Ao longo dos anos 1960, ele veio fazendo esquetes de filmes coletivos – La Ricotta, em Rogopag; A Terra Vista da Lua, retomando os personagens de Gaviões e Passarinhos, em As Bruxas; A Flor de Papel, em Amore e Rabbia etc. Em 1970, fechando um ciclo, preside o filme coletivo 12 de Dezembro, proposto por uma associação chamada Lotta Continua. A luta continua… 12 de Dezembro, que permanecerá clandestino, investiga as circunstâncias do assassinato do anarquista Pinelli. A terra, a Itália, a partir daí, vai tremer. Começam os anos de chumbo do terrorismo político e da repressão do Estado. O Pasolini pós trilogia da vida volta ao combate, e faz Salò. Em 1944-45, nos estertores do regime, Mussolini estabelece sua ‘república’ em Salò. Pasolini recria o episódio de forma realista, buscando inspiração em Sade. A denúncia do fascismo vira inferno de escatologia, estupro e sangue.

Neofascistas reagem

Pasolini é insultado, recebe ameaças de morte. Nada disso era novidade para ele. Novidade é que os negativos do filme são roubados do laboratório. Ele filma de novo e, como diz, ‘mais enojado ainda’. Um tribunal italiano vai decidir se o filme poderá ser exibido. E, então, na madrugada de 2 de novembro, ocorre o assassinato. Um carro passa sobre seu corpo e rosto até torná-lo irreconhecível. Um garoto de 17 anos assume o crime e diz que o cometeu sozinho, para se defender do assédio sexual do diretor. É franzino, Pasolini é um homem vigoroso.

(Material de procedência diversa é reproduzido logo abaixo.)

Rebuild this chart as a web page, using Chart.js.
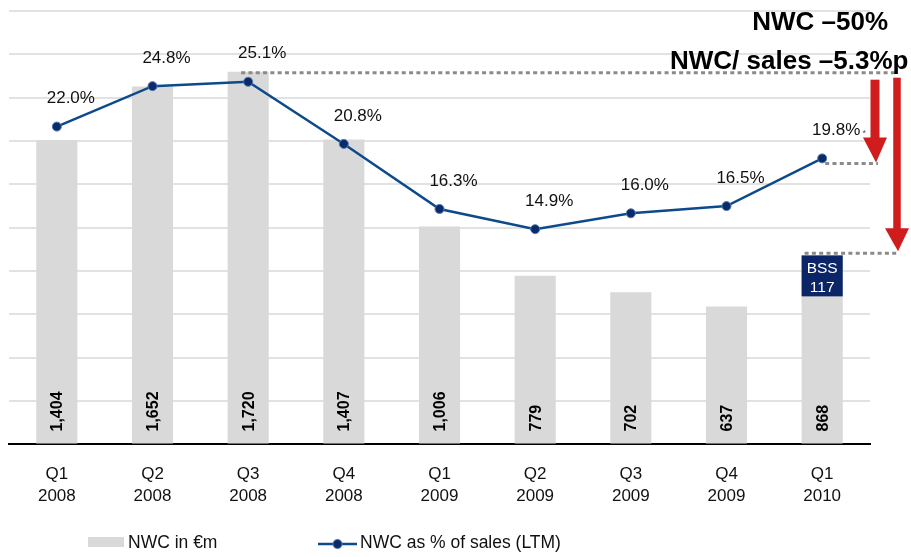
<!DOCTYPE html>
<html>
<head>
<meta charset="utf-8">
<script src="https://cdn.jsdelivr.net/npm/chart.js@4/dist/chart.umd.min.js"></script>
<style>
    html, body { margin: 0; padding: 0; background: #fff; }
    #wrap { width: 911px; height: 557px; position: relative; }
</style>
</head>
<body>
<div id="wrap"><canvas id="nwc-chart"></canvas></div>
<script>
// data
var quarters = [['Q1', '2008'], ['Q2', '2008'], ['Q3', '2008'], ['Q4', '2008'],
                ['Q1', '2009'], ['Q2', '2009'], ['Q3', '2009'], ['Q4', '2009'], ['Q1', '2010']];
var nwcValues = [1404, 1652, 1720, 1407, 1006, 779, 702, 637, 868];
var nwcSalesPct = [22.0, 24.8, 25.1, 20.8, 16.3, 14.9, 16.0, 16.5, 19.8];
var bssLabel = ['BSS', '117'];
var seriesNames = ['NWC in €m', 'NWC as % of sales (LTM)'];
var headlines = ['NWC –50%', 'NWC/ sales –5.3%p'];

var FONT = '"Liberation Sans", Arial, sans-serif';
var BAR_GREY = '#d9d9d9';
var LINE_BLUE = '#0c4a8c';
var DOT_NAVY = '#0a2a68';
var ARROW_RED = '#d01c1c';

function dotted(ctx, x0, x1, y) {
    ctx.save();
    ctx.strokeStyle = '#8a8a8a';
    ctx.lineWidth = 3;
    ctx.setLineDash([4, 3.3]);
    ctx.beginPath();
    ctx.moveTo(x0, y);
    ctx.lineTo(x1, y);
    ctx.stroke();
    ctx.restore();
}

function arrow(ctx, x, yTop, yTip, shaftW, headW, headH) {
    ctx.save();
    ctx.fillStyle = ARROW_RED;
    ctx.fillRect(x - shaftW / 2, yTop, shaftW, yTip - headH - yTop + 1);
    ctx.beginPath();
    ctx.moveTo(x - headW / 2, yTip - headH);
    ctx.lineTo(x + headW / 2, yTip - headH);
    ctx.lineTo(x + 1, yTip);
    ctx.closePath();
    ctx.fill();
    ctx.restore();
}

// labels, BSS box, dotted guides and arrows
var overlayPlugin = {
    id: 'overlay',
    afterDatasetsDraw: function(chart) {
        var ctx = chart.ctx;
        var area = chart.chartArea;
        var yBar = chart.scales.y;
        var yPct = chart.scales.y1;
        var bars = chart.getDatasetMeta(0).data;
        var points = chart.getDatasetMeta(1).data;
        var last = bars.length - 1;

        ctx.save();

        // BSS box on top of the last bar
        var b = bars[last];
        var bw = b.width;
        ctx.fillStyle = '#0b2566';
        ctx.fillRect(b.x - bw / 2, b.y - 1, bw, 41);
        ctx.fillStyle = '#fff';
        ctx.font = '15.5px ' + FONT;
        ctx.textAlign = 'center';
        ctx.textBaseline = 'middle';
        ctx.fillText(bssLabel[0], b.x, b.y + 12);
        ctx.fillText(bssLabel[1], b.x, b.y + 31);

        // bar values, rotated
        ctx.fillStyle = '#000';
        ctx.font = 'bold 16px ' + FONT;
        ctx.textAlign = 'left';
        ctx.textBaseline = 'middle';
        bars.forEach(function(bar, i) {
            ctx.save();
            ctx.translate(bar.x + 1, yBar.getPixelForValue(0) - 13);
            ctx.rotate(-Math.PI / 2);
            ctx.fillText(nwcValues[i].toLocaleString('en-US'), 0, 0);
            ctx.restore();
        });

        // percentage labels
        ctx.font = '17px ' + FONT;
        ctx.fillStyle = '#111';
        ctx.textAlign = 'center';
        points.forEach(function(pt, i) {
            ctx.fillText(nwcSalesPct[i].toFixed(1) + '%', pt.x + 14, pt.y - 28);
        });
        ctx.font = '9px ' + FONT;
        ctx.fillStyle = '#555';
        ctx.fillText('*', points[last].x + 42, points[last].y - 25);

        // dotted guides
        var yPeak = yBar.getPixelForValue(nwcValues[2]) + 1;
        var yNow = yPct.getPixelForValue(nwcSalesPct[last]) + 5;
        var yBarNow = yBar.getPixelForValue(nwcValues[last]) - 3;
        dotted(ctx, points[2].x - 7, area.right + 27, yPeak);
        dotted(ctx, points[last].x + 3, area.right + 8, yNow);
        dotted(ctx, b.x - bw / 2 + 3, area.right + 27, yBarNow);

        // red arrows
        arrow(ctx, area.right + 5, yPeak + 7, yNow - 1, 9, 24, 25);
        arrow(ctx, area.right + 27, yPeak + 5, yBarNow - 2, 7.5, 24, 23);

        // headlines
        ctx.fillStyle = '#000';
        ctx.font = 'bold 26px ' + FONT;
        ctx.textBaseline = 'alphabetic';
        ctx.textAlign = 'right';
        ctx.fillText(headlines[0], 888, 30);
        ctx.textAlign = 'left';
        ctx.fillText(headlines[1], 670, 69);

        ctx.restore();
    },
    afterDraw: function(chart) {
        // legend along the bottom
        var ctx = chart.ctx;
        ctx.save();
        ctx.fillStyle = BAR_GREY;
        ctx.fillRect(88, 537, 36, 10);
        ctx.strokeStyle = LINE_BLUE;
        ctx.lineWidth = 2.5;
        ctx.beginPath();
        ctx.moveTo(318, 544);
        ctx.lineTo(357, 544);
        ctx.stroke();
        ctx.beginPath();
        ctx.arc(337.5, 544, 4.5, 0, Math.PI * 2);
        ctx.fillStyle = DOT_NAVY;
        ctx.fill();
        ctx.lineWidth = 1;
        ctx.strokeStyle = '#4f78b5';
        ctx.stroke();
        ctx.fillStyle = '#111';
        ctx.font = '17.5px ' + FONT;
        ctx.textAlign = 'left';
        ctx.textBaseline = 'middle';
        ctx.fillText(seriesNames[0], 128, 543);
        ctx.fillText(seriesNames[1], 360, 543);
        ctx.restore();
    }
};

var nwcCtx = document.getElementById('nwc-chart');
var nwcChart = new Chart(nwcCtx, {
    type: 'bar',
    data: {
        labels: quarters,
        datasets: [{
            label: seriesNames[0],
            data: nwcValues,
            backgroundColor: BAR_GREY,
            borderWidth: 0,
            categoryPercentage: 1,
            barPercentage: 0.43,
            yAxisID: 'y',
            order: 1
        }, {
            type: 'line',
            label: seriesNames[1],
            data: nwcSalesPct,
            borderColor: LINE_BLUE,
            borderWidth: 2.5,
            tension: 0,
            pointRadius: 4.5,
            pointBackgroundColor: DOT_NAVY,
            pointBorderColor: '#4f78b5',
            pointBorderWidth: 1,
            yAxisID: 'y1',
            order: 0
        }]
    },
    options: {
        responsive: true,
        maintainAspectRatio: false,
        animation: false,
        layout: {
            padding: { top: 11, left: 9, right: 41, bottom: 31 }
        },
        plugins: {
            legend: { display: false },
            tooltip: { enabled: false }
        },
        scales: {
            x: {
                grid: { display: false, drawTicks: false },
                border: { display: true, color: '#000', width: 2 },
                ticks: {
                    color: '#111',
                    padding: 19,
                    font: { family: FONT, size: 17, lineHeight: 1.28 }
                }
            },
            y: {
                min: 0,
                max: 2000,
                ticks: { display: false, stepSize: 200 },
                border: { display: false },
                grid: {
                    drawTicks: false,
                    lineWidth: 2,
                    color: function(c) {
                        return c.tick && c.tick.value === 0 ? 'rgba(0,0,0,0)' : '#e2e2e2';
                    }
                }
            },
            y1: {
                display: false,
                min: 0,
                max: 30
            }
        }
    },
    plugins: [overlayPlugin]
});
</script>
</body>
</html>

Os amigos (Nineto Davoli, Laura Betti) denunciam a conspiração, a imprensa fascista e a Justiça decretam que foi um banal incidente de ‘costumes’.

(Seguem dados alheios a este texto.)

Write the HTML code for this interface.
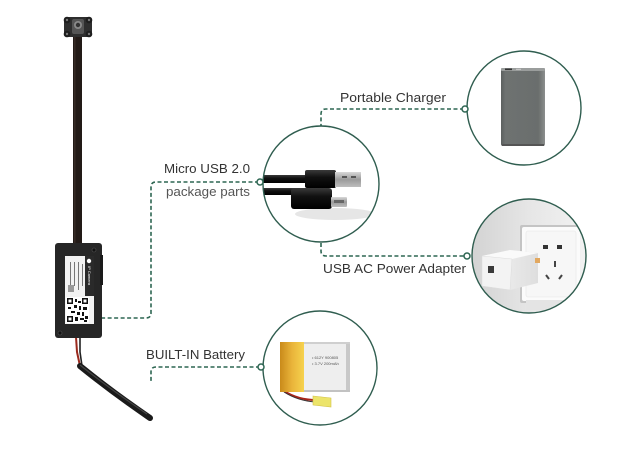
<!DOCTYPE html>
<html><head><meta charset="utf-8"><style>
html,body{margin:0;padding:0;background:#fff;}
svg{display:block}
text{font-family:"Liberation Sans",sans-serif;}
</style></head><body>
<svg width="626" height="450" viewBox="0 0 626 450" xmlns="http://www.w3.org/2000/svg">
<defs>
<clipPath id="cUsb"><circle cx="321" cy="184" r="58"/></clipPath>
<clipPath id="cAd"><circle cx="529" cy="256" r="57"/></clipPath>
<clipPath id="cBat"><circle cx="320" cy="368" r="57"/></clipPath>
<linearGradient id="gAd" x1="0" x2="1" y1="0" y2="0"><stop offset="0" stop-color="#d2d2d2"/><stop offset="0.5" stop-color="#e6e6e6"/><stop offset="1" stop-color="#f2f2f2"/></linearGradient>
<linearGradient id="gPb" x1="0" x2="1" y1="0" y2="0"><stop offset="0" stop-color="#5c605f"/><stop offset="0.1" stop-color="#6e7271"/><stop offset="0.85" stop-color="#6a6e6d"/><stop offset="1" stop-color="#8c8f8e"/></linearGradient>
<linearGradient id="gCab" x1="0" x2="0" y1="0" y2="1"><stop offset="0" stop-color="#3a3a3a"/><stop offset="0.4" stop-color="#111"/><stop offset="1" stop-color="#000"/></linearGradient>
<linearGradient id="gMet" x1="0" x2="0" y1="0" y2="1"><stop offset="0" stop-color="#d8d8d8"/><stop offset="0.5" stop-color="#9a9a9a"/><stop offset="1" stop-color="#bdbdbd"/></linearGradient>
<linearGradient id="gYel" x1="0" x2="1" y1="0" y2="0"><stop offset="0" stop-color="#c98a1a"/><stop offset="0.5" stop-color="#e9b43a"/><stop offset="1" stop-color="#f6d24e"/></linearGradient>
<linearGradient id="gCube" x1="0" x2="1" y1="0" y2="0"><stop offset="0" stop-color="#f4f4f4"/><stop offset="1" stop-color="#dedede"/></linearGradient>
</defs>

<!-- ===== camera device ===== -->
<rect x="73" y="32" width="9" height="214" fill="#221a17"/>
<rect x="74" y="32" width="1.5" height="214" fill="#352a25"/>
<rect x="64" y="17" width="28" height="20" rx="3" fill="#2e2e2e"/>
<circle cx="67" cy="20" r="3.3" fill="#1e1e1e"/><circle cx="89" cy="20" r="3.3" fill="#1e1e1e"/>
<circle cx="67" cy="34" r="3.3" fill="#1e1e1e"/><circle cx="89" cy="34" r="3.3" fill="#1e1e1e"/>
<circle cx="67" cy="20" r="1.2" fill="#777"/><circle cx="89" cy="20" r="1.2" fill="#777"/>
<circle cx="67" cy="34" r="1.2" fill="#777"/><circle cx="89" cy="34" r="1.2" fill="#777"/>
<rect x="72" y="19" width="12" height="15" rx="2" fill="#555"/>
<circle cx="78" cy="25" r="4" fill="#8a8a8a"/><circle cx="78" cy="25" r="2.2" fill="#333"/>
<path d="M76,337 L77,352 L80,366" stroke="#9a2a1e" stroke-width="2" fill="none"/>
<path d="M80,337 L80,352 L82,366" stroke="#222" stroke-width="1.6" fill="none"/>
<path d="M80,366 Q112,392 150,418" stroke="#1a1a1a" stroke-width="6" stroke-linecap="round" fill="none"/>
<path d="M80,365 Q110,389 147,414" stroke="#444" stroke-width="1.2" fill="none"/>
<rect x="55" y="243" width="47" height="95" rx="3" fill="#262626"/>
<rect x="100" y="255" width="3" height="30" fill="#1a1a1a"/>
<circle cx="94" cy="250" r="2" fill="#111" stroke="#555" stroke-width="0.6"/>
<circle cx="60" cy="333" r="2" fill="#111" stroke="#555" stroke-width="0.6"/>
<rect x="65" y="256" width="29" height="68" fill="#f2f2f2"/>
<rect x="85" y="256" width="9" height="40" fill="#2a2a2a"/>
<text x="0" y="0" font-size="4" fill="#fff" transform="translate(88,266) rotate(90)">IP Camera</text>
<circle cx="89" cy="261" r="2.2" fill="#fff"/>
<g fill="#777">
<rect x="70" y="262" width="1" height="26"/><rect x="74" y="262" width="1" height="24"/><rect x="78" y="262" width="1" height="28"/><rect x="82" y="264" width="1" height="22"/>
</g>
<rect x="68" y="285" width="6" height="7" fill="#999"/>
<g fill="#111">
<rect x="66" y="297" width="23" height="26" fill="#fff"/>
<rect x="67" y="298" width="6" height="6"/><rect x="82" y="298" width="6" height="6"/><rect x="67" y="316" width="6" height="6"/>
<rect x="75" y="299" width="2" height="3"/><rect x="78" y="301" width="3" height="2"/><rect x="74" y="305" width="3" height="3"/>
<rect x="68" y="307" width="3" height="2"/><rect x="79" y="306" width="2" height="4"/><rect x="83" y="307" width="4" height="3"/>
<rect x="71" y="311" width="4" height="2"/><rect x="77" y="312" width="3" height="3"/><rect x="82" y="312" width="2" height="4"/>
<rect x="75" y="317" width="3" height="4"/><rect x="80" y="318" width="4" height="2"/><rect x="85" y="316" width="3" height="3"/><rect x="84" y="320" width="3" height="2"/>
</g>
<rect x="68.5" y="299.5" width="3" height="3" fill="#fff"/><rect x="83.5" y="299.5" width="3" height="3" fill="#fff"/><rect x="68.5" y="317.5" width="3" height="3" fill="#fff"/>

<!-- ===== connectors ===== -->
<g stroke="#2d6652" stroke-width="1.6" fill="none" stroke-dasharray="4 2.5">
<path d="M259,182 L156,182 Q151,182 151,187 L151,313 Q151,318 146,318 L102,318"/>
<path d="M260,367 L156,367 Q151,367 151,372 L151,381"/>
<path d="M464,109 L326,109 Q321,109 321,114 L321,126"/>
<path d="M321,243 L321,251 Q321,256 326,256 L465,256"/>
</g>

<!-- ===== USB cable circle ===== -->
<circle cx="321" cy="184" r="58" fill="#fff"/>
<g clip-path="url(#cUsb)">
<ellipse cx="335" cy="214" rx="40" ry="6" fill="#e6e6e6"/>
<rect x="255" y="175" width="55" height="8" fill="url(#gCab)"/>
<rect x="305" y="170" width="31" height="18" rx="2" fill="url(#gCab)"/>
<rect x="335" y="172" width="26" height="15" fill="url(#gMet)"/>
<rect x="342" y="176" width="5" height="2" fill="#555"/><rect x="351" y="176" width="5" height="2" fill="#555"/>
<rect x="255" y="188" width="40" height="7" fill="url(#gCab)"/>
<rect x="291" y="188" width="41" height="21" rx="3" fill="url(#gCab)"/>
<rect x="331" y="197" width="16" height="10" rx="1" fill="url(#gMet)"/>
<rect x="334" y="200" width="10" height="3" fill="#666"/>
</g>
<circle cx="321" cy="184" r="58" fill="none" stroke="#2f5d4f" stroke-width="1.4"/>

<!-- ===== portable charger ===== -->
<circle cx="524" cy="108" r="57" fill="#fff" stroke="#2f5d4f" stroke-width="1.4"/>
<rect x="501" y="68" width="44" height="78" rx="2" fill="url(#gPb)"/>
<rect x="501" y="68" width="44" height="3" rx="1" fill="#9a9d9c"/>
<rect x="505" y="68.5" width="7" height="1.6" fill="#333"/>
<rect x="516" y="68.8" width="5" height="1" fill="#ccc"/>
<rect x="502" y="144" width="42" height="2" fill="#555"/>

<!-- ===== adapter ===== -->
<g clip-path="url(#cAd)">
<rect x="470" y="198" width="118" height="118" fill="url(#gAd)"/>
<rect x="520" y="225" width="60" height="78" rx="2" fill="#c4c4c4"/>
<rect x="522" y="227" width="58" height="74" rx="2" fill="#fbfbfb"/>
<rect x="526" y="231" width="50" height="66" rx="2" fill="#f7f7f7" stroke="#e6e6e6" stroke-width="0.6"/>
<rect x="543" y="245" width="5" height="4" fill="#333"/><rect x="557" y="245" width="5" height="4" fill="#333"/>
<rect x="554" y="261" width="2" height="6" fill="#444"/>
<path d="M546,275 L549,279" stroke="#444" stroke-width="2"/><path d="M562,275 L559,279" stroke="#444" stroke-width="2"/>
<rect x="526" y="300" width="60" height="10" fill="#e4e4e4"/>
<polygon points="482,256 510,250 538,253 538,283 510,290 482,286" fill="url(#gCube)"/>
<polygon points="482,256 510,250 538,253 512,259" fill="#fafafa"/>
<polygon points="482,256 512,259 510,290 482,286" fill="#f3f3f3" stroke="#dcdcdc" stroke-width="0.5"/>
<rect x="488" y="266" width="6" height="7" fill="#3a3a3a"/>
<rect x="535" y="258" width="5" height="5" fill="#e2a860"/>
</g>
<circle cx="529" cy="256" r="57" fill="none" stroke="#2f5d4f" stroke-width="1.4"/>

<!-- ===== battery ===== -->
<circle cx="320" cy="368" r="57" fill="#fff"/>
<g clip-path="url(#cBat)">
<path d="M284,391 Q298,400 316,400" stroke="#a8261a" stroke-width="2" fill="none"/>
<path d="M284,392 Q298,401 316,402" stroke="#333" stroke-width="1" fill="none"/>
<polygon points="313,396 331,398 331,407 313,405" fill="#ece46a" stroke="#d2c24a" stroke-width="0.6"/>
<rect x="280" y="342" width="70" height="50" fill="#dcdcdc"/>
<rect x="280" y="342" width="24" height="50" fill="url(#gYel)"/>
<rect x="304" y="342" width="42" height="50" fill="#eeeeee"/>
<rect x="346" y="342" width="4" height="50" fill="#c8c8c8"/>
<rect x="304" y="342" width="46" height="2" fill="#cfcfcf"/>
<rect x="304" y="390" width="46" height="2" fill="#c2c2c2"/>
<text x="312" y="359" font-size="4" fill="#555">• 612Y 900805</text>
<text x="312" y="365" font-size="4" fill="#555">• 3.7V 200mAh</text>
</g>
<circle cx="320" cy="368" r="57" fill="none" stroke="#2f5d4f" stroke-width="1.4"/>

<g fill="#fff" stroke="#2d6652" stroke-width="1.5">
<circle cx="260" cy="182" r="3"/>
<circle cx="261" cy="367" r="3"/>
<circle cx="465" cy="109" r="3"/>
<circle cx="467" cy="256" r="3"/>
</g>

<!-- ===== labels ===== -->
<g font-size="13" fill="#333">
<text x="164" y="173" textLength="86" lengthAdjust="spacingAndGlyphs">Micro USB 2.0</text>
<text x="166" y="196" textLength="84" lengthAdjust="spacingAndGlyphs" fill="#555">package parts</text>
<text x="146" y="359" textLength="99" lengthAdjust="spacingAndGlyphs">BUILT-IN Battery</text>
<text x="340" y="102" textLength="106" lengthAdjust="spacingAndGlyphs">Portable Charger</text>
<text x="323" y="273" textLength="143" lengthAdjust="spacingAndGlyphs">USB AC Power Adapter</text>
</g>
</svg>
</body></html>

Quatro décadas fornecem um bom distanciamento para que se possa reavaliar o fenômeno Pasolini. A par das exibições de filmes, ocorrerão debates. Para completar o panorama seria bom se os roteiros também pudessem ser (re)discutidos. Ele escreveu As Noites de Cabíria para Fellini e ninguém duvida do aporte do diretor. Já o caso de A Longa Noite de Loucuras, O Belo Antônio e Um Dia de Enlouquecer é mais complicado. Embora grande realizador, Bolognini não dispõe da reputação de um Fellini e sua contribuição tende a ser minimizada. Os filmes seriam de Pasolini, e isso é injusto. Pasolini teve seus padrinos – Carlo Lizzani, Carlo Lizzani, Carlo Lizzani. Duas vezes foi ator para ele – um pequeno papel em O Corcunda de Roma, outro maior no spaghetti western Requiescant/Réquiem para Matar. Sua relação com a Magnani não foi das melhores, mas, de maneira geral, conseguiu formar sua trupe de fieis, atros e estrelas como Silvana Mangano, Totò e Terence Stamp, mas também ‘gli amici’, Franco e Sérgio Citti (que virou diretor), Nineto Davoli e Laura Betti. Ela virou uma espécie de sacerdotiza do culto a Pasolini, criando uma associação e lutando, não só por Justiça no caso do assassinato, mas também para manter viva sua lembrança.